(Data extract):
★ ★ ★ ★ ★ ★ ★

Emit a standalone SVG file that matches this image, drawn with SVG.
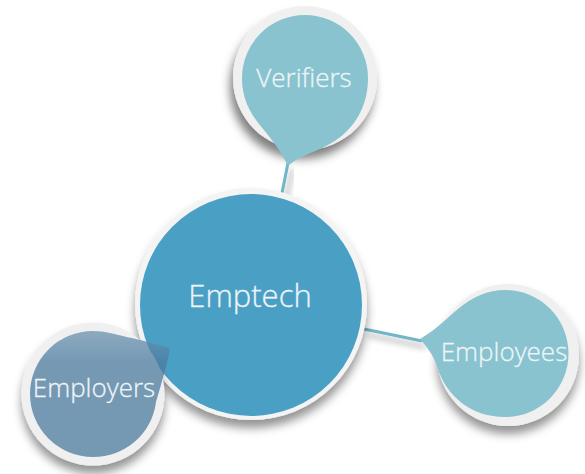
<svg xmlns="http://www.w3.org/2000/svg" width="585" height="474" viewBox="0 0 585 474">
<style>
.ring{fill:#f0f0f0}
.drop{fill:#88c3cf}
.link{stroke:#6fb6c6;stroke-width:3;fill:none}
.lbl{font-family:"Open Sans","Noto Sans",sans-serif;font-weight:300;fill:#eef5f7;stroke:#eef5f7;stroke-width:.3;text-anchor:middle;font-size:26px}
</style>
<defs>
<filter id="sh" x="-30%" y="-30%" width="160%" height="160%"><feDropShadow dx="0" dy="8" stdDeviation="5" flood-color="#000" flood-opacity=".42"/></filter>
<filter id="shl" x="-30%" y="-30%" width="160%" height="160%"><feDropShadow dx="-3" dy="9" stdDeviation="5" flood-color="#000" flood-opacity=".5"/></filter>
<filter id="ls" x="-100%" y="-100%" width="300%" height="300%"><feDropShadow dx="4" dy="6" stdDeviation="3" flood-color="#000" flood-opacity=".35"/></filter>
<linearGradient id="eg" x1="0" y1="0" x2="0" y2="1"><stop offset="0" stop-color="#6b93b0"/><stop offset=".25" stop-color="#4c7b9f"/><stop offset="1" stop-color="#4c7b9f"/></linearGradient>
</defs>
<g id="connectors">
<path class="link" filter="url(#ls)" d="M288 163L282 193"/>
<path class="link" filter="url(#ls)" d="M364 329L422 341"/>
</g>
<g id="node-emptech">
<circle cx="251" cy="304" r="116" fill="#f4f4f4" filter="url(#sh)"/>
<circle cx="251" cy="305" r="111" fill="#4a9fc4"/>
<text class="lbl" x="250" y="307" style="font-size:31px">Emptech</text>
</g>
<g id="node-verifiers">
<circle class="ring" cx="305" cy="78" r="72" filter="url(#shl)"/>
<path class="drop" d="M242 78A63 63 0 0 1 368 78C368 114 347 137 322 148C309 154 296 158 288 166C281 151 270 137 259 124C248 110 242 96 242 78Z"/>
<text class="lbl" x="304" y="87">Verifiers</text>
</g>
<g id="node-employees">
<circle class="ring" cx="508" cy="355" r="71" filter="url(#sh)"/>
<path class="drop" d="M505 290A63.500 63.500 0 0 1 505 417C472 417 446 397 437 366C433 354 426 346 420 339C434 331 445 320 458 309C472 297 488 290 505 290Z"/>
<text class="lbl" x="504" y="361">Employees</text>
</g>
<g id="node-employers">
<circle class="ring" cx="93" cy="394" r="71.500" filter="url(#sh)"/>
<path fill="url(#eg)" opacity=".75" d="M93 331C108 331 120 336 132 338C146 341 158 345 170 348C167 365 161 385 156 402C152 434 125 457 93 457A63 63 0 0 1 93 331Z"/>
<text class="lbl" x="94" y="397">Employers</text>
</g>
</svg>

★ ★ ★ ★ ★ ★ ★

(Given exercise): Keep the pictures out of the copy and write out the data exactly as it stands.

(Response to this exercise):
Emit a standalone SVG file that matches this image, drawn with SVG.
<svg xmlns="http://www.w3.org/2000/svg" width="585" height="474" viewBox="0 0 585 474">
<style>
.ring{fill:#f0f0f0}
.drop{fill:#88c3cf}
.link{stroke:#6fb6c6;stroke-width:3;fill:none}
.lbl{font-family:"Open Sans","Noto Sans",sans-serif;font-weight:300;fill:#eef5f7;stroke:#eef5f7;stroke-width:.3;text-anchor:middle;font-size:26px}
</style>
<defs>
<filter id="sh" x="-30%" y="-30%" width="160%" height="160%"><feDropShadow dx="0" dy="8" stdDeviation="5" flood-color="#000" flood-opacity=".42"/></filter>
<filter id="shl" x="-30%" y="-30%" width="160%" height="160%"><feDropShadow dx="-3" dy="9" stdDeviation="5" flood-color="#000" flood-opacity=".5"/></filter>
<filter id="ls" x="-100%" y="-100%" width="300%" height="300%"><feDropShadow dx="4" dy="6" stdDeviation="3" flood-color="#000" flood-opacity=".35"/></filter>
<linearGradient id="eg" x1="0" y1="0" x2="0" y2="1"><stop offset="0" stop-color="#6b93b0"/><stop offset=".25" stop-color="#4c7b9f"/><stop offset="1" stop-color="#4c7b9f"/></linearGradient>
</defs>
<g id="connectors">
<path class="link" filter="url(#ls)" d="M288 163L282 193"/>
<path class="link" filter="url(#ls)" d="M364 329L422 341"/>
</g>
<g id="node-emptech">
<circle cx="251" cy="304" r="116" fill="#f4f4f4" filter="url(#sh)"/>
<circle cx="251" cy="305" r="111" fill="#4a9fc4"/>
<text class="lbl" x="250" y="307" style="font-size:31px">Emptech</text>
</g>
<g id="node-verifiers">
<circle class="ring" cx="305" cy="78" r="72" filter="url(#shl)"/>
<path class="drop" d="M242 78A63 63 0 0 1 368 78C368 114 347 137 322 148C309 154 296 158 288 166C281 151 270 137 259 124C248 110 242 96 242 78Z"/>
<text class="lbl" x="304" y="87">Verifiers</text>
</g>
<g id="node-employees">
<circle class="ring" cx="508" cy="355" r="71" filter="url(#sh)"/>
<path class="drop" d="M505 290A63.500 63.500 0 0 1 505 417C472 417 446 397 437 366C433 354 426 346 420 339C434 331 445 320 458 309C472 297 488 290 505 290Z"/>
<text class="lbl" x="504" y="361">Employees</text>
</g>
<g id="node-employers">
<circle class="ring" cx="93" cy="394" r="71.500" filter="url(#sh)"/>
<path fill="url(#eg)" opacity=".75" d="M93 331C108 331 120 336 132 338C146 341 158 345 170 348C167 365 161 385 156 402C152 434 125 457 93 457A63 63 0 0 1 93 331Z"/>
<text class="lbl" x="94" y="397">Employers</text>
</g>
</svg>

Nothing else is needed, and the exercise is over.